# START OF Dataset section

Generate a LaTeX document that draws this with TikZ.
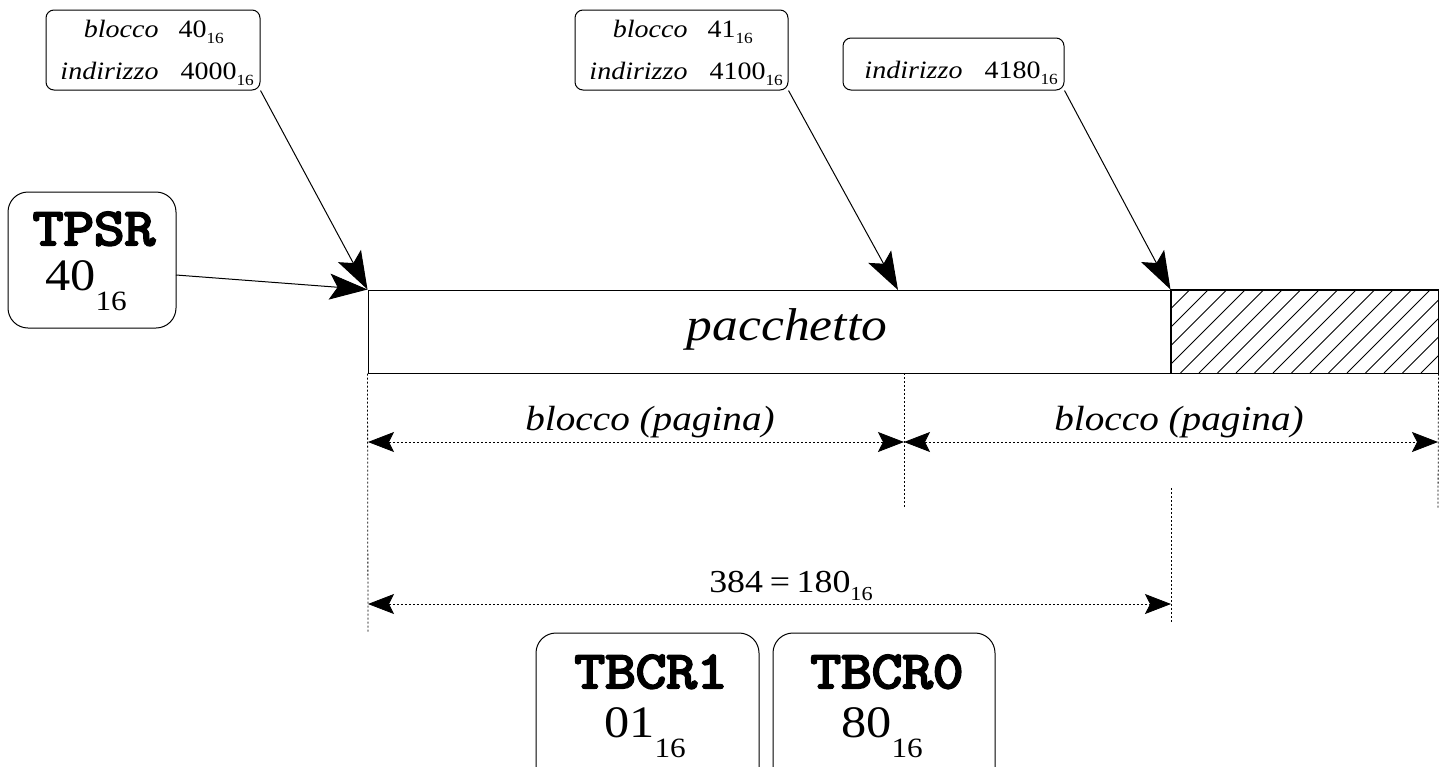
\documentclass[tikz,border=0pt]{standalone}
\usepackage{fontspec}
\setmainfont{Liberation Serif}
\setmonofont{Latin Modern Mono}[FakeBold=4]
\usetikzlibrary{arrows.meta}
\newcommand\sx[1]{\scalebox{1.12}[1]{#1}}
\newcommand\hsub[2][0.25em]{\raisebox{-#1}{\scalebox{0.62}{#2}}}
\newcommand\fs[1]{\fontsize{#1}{#1}\selectfont}
\begin{document}
\begin{tikzpicture}[x=1pt,y=-1pt,line width=1pt,
  lblbox/.style={draw,rounded corners=8pt,inner sep=0pt},
  regbox/.style={draw,rounded corners=20pt,inner sep=0pt},
  small/.style={inner sep=0pt,font=\fs{25}},
  mid/.style={inner sep=0pt,font=\fs{35}},
  dimtxt/.style={inner sep=0pt,font=\fs{32}},
  bigtxt/.style={inner sep=0pt,font=\fs{46}},
  regname/.style={inner sep=0pt,font=\fs{53}\ttfamily\bfseries},
  regval/.style={inner sep=0pt,font=\fs{45}},
  bigarrow/.style={-{Stealth[length=38pt,width=26pt,inset=8pt]}},
  dim/.style={line width=0.8pt,dash pattern=on 2pt off 2pt,
    {Stealth[length=26pt,width=20pt,inset=5pt]}-{Stealth[length=26pt,width=20pt,inset=5pt]}},
  guide/.style={line width=0.8pt,dash pattern=on 2pt off 2pt}
]
\clip (0,0) rectangle (1446,766);

% packet and hatched remainder
\node[draw,minimum width=803pt,minimum height=83pt,inner sep=0pt] (pk) at (769.5,331.5) {};
\node[bigtxt,anchor=base] (pkt) at (787,340) {\sx{\itshape pacchetto}};
\node[draw,minimum width=267pt,minimum height=83pt,inner sep=0pt] (hz) at (1304.5,331.5) {};
\begin{scope}
  \clip (1171,290) rectangle (1438,373);
  \foreach \k in {0,...,20} \draw[line width=0.9pt] (1171-83+\k*18.5,373) -- ++(100,-100);
\end{scope}
\draw (hz.south west) rectangle (hz.north east);

% label boxes
\node[lblbox,minimum width=214pt,minimum height=80pt] (b1) at (153,50) {};
\node[small,anchor=base east] (b1a) at (159,37) {\sx{\itshape blocco}};
\node[small,anchor=base west] (b1b) at (178,37) {\sx{40\hsub{16}}};
\node[small,anchor=base east] (b1c) at (159,79) {\sx{\itshape indirizzo}};
\node[small,anchor=base west] (b1d) at (180,79) {\sx{4000\hsub{16}}};

\node[lblbox,minimum width=213pt,minimum height=80pt] (b2) at (681.5,50) {};
\node[small,anchor=base east] (b2a) at (688,37) {\sx{\itshape blocco}};
\node[small,anchor=base west] (b2b) at (707,37) {\sx{41\hsub{16}}};
\node[small,anchor=base east] (b2c) at (688,79) {\sx{\itshape indirizzo}};
\node[small,anchor=base west] (b2d) at (709,79) {\sx{4100\hsub{16}}};

\node[lblbox,minimum width=221pt,minimum height=52pt] (b3) at (953.5,64) {};
\node[small,anchor=base east] (b3c) at (963,78) {\sx{\itshape indirizzo}};
\node[small,anchor=base west] (b3d) at (984,78) {\sx{4180\hsub{16}}};

% registers
\node[regbox,minimum width=168pt,minimum height=136pt] (tpsr) at (92,260) {};
\node[regname,anchor=base] (tpsra) at (94,245) {\sx{TPSR}};
\node[regval,anchor=base] (tpsrb) at (86,290) {\sx{40\hsub[0.45em]{16}}};

\node[regbox,minimum width=223pt,minimum height=160pt] (t1) at (647.5,713) {};
\node[regname,anchor=base] (t1a) at (651,688) {\sx{TBCR1}};
\node[regval,anchor=base] (t1b) at (645,737) {\sx{01\hsub[0.45em]{16}}};

\node[regbox,minimum width=222pt,minimum height=160pt] (t0) at (884,713) {};
\node[regname,anchor=base] (t0a) at (887,688) {\sx{TBCR0}};
\node[regval,anchor=base] (t0b) at (882,737) {\sx{80\hsub[0.45em]{16}}};

% guides
\coordinate (g1b) at (368,632);
\coordinate (g2t) at (904,373);
\coordinate (g2b) at (904,508);
\coordinate (g3b) at (1438,508);
\coordinate (g4t) at (1171,488);
\coordinate (g4b) at (1171,622);
\draw[guide] (pk.south west) -- (g1b);
\draw[guide] (g2t) -- (g2b);
\draw[guide] (hz.south east) -- (g3b);
\draw[guide] (g4t) -- (g4b);

% dimensions
\coordinate (d1a) at (368,442);
\coordinate (d1b) at (904,442);
\coordinate (d2b) at (1438,442);
\coordinate (d3a) at (368,604);
\coordinate (d3b) at (1171,604);
\draw[dim] (d1a) -- (d1b);
\draw[dim] (d1b) -- (d2b);
\draw[dim] (d3a) -- (d3b);
\node[mid,anchor=base] (l1) at (650,430) {\sx{\itshape blocco (pagina)}};
\node[mid,anchor=base] (l2) at (1179,430) {\sx{\itshape blocco (pagina)}};
\node[dimtxt,anchor=base] (l3) at (791,592) {\sx{384\hspace{6pt}=\hspace{6pt}180\hsub{16}}};

% pointer arrows
\coordinate (tpsrout) at (176,275);
\coordinate (a2) at (898,290);
\draw[bigarrow] (b1.south east) -- (pk.north west);
\draw[bigarrow] (tpsrout) -- (pk.north west);
\draw[bigarrow] (b2.south east) -- (a2);
\draw[bigarrow] (b3.south east) -- (hz.north west);
\end{tikzpicture}
\end{document}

# END OF Dataset section

- Given task: Restate the data word for word from its first line through the line with "west] (b1d) at", leaving out any picture along the way.

- Solved problem:
Generate a LaTeX document that draws this with TikZ.
\documentclass[tikz,border=0pt]{standalone}
\usepackage{fontspec}
\setmainfont{Liberation Serif}
\setmonofont{Latin Modern Mono}[FakeBold=4]
\usetikzlibrary{arrows.meta}
\newcommand\sx[1]{\scalebox{1.12}[1]{#1}}
\newcommand\hsub[2][0.25em]{\raisebox{-#1}{\scalebox{0.62}{#2}}}
\newcommand\fs[1]{\fontsize{#1}{#1}\selectfont}
\begin{document}
\begin{tikzpicture}[x=1pt,y=-1pt,line width=1pt,
  lblbox/.style={draw,rounded corners=8pt,inner sep=0pt},
  regbox/.style={draw,rounded corners=20pt,inner sep=0pt},
  small/.style={inner sep=0pt,font=\fs{25}},
  mid/.style={inner sep=0pt,font=\fs{35}},
  dimtxt/.style={inner sep=0pt,font=\fs{32}},
  bigtxt/.style={inner sep=0pt,font=\fs{46}},
  regname/.style={inner sep=0pt,font=\fs{53}\ttfamily\bfseries},
  regval/.style={inner sep=0pt,font=\fs{45}},
  bigarrow/.style={-{Stealth[length=38pt,width=26pt,inset=8pt]}},
  dim/.style={line width=0.8pt,dash pattern=on 2pt off 2pt,
    {Stealth[length=26pt,width=20pt,inset=5pt]}-{Stealth[length=26pt,width=20pt,inset=5pt]}},
  guide/.style={line width=0.8pt,dash pattern=on 2pt off 2pt}
]
\clip (0,0) rectangle (1446,766);

% packet and hatched remainder
\node[draw,minimum width=803pt,minimum height=83pt,inner sep=0pt] (pk) at (769.5,331.5) {};
\node[bigtxt,anchor=base] (pkt) at (787,340) {\sx{\itshape pacchetto}};
\node[draw,minimum width=267pt,minimum height=83pt,inner sep=0pt] (hz) at (1304.5,331.5) {};
\begin{scope}
  \clip (1171,290) rectangle (1438,373);
  \foreach \k in {0,...,20} \draw[line width=0.9pt] (1171-83+\k*18.5,373) -- ++(100,-100);
\end{scope}
\draw (hz.south west) rectangle (hz.north east);

% label boxes
\node[lblbox,minimum width=214pt,minimum height=80pt] (b1) at (153,50) {};
\node[small,anchor=base east] (b1a) at (159,37) {\sx{\itshape blocco}};
\node[small,anchor=base west] (b1b) at (178,37) {\sx{40\hsub{16}}};
\node[small,anchor=base east] (b1c) at (159,79) {\sx{\itshape indirizzo}};
\node[small,anchor=base west] (b1d) at (180,79) {\sx{4000\hsub{16}}};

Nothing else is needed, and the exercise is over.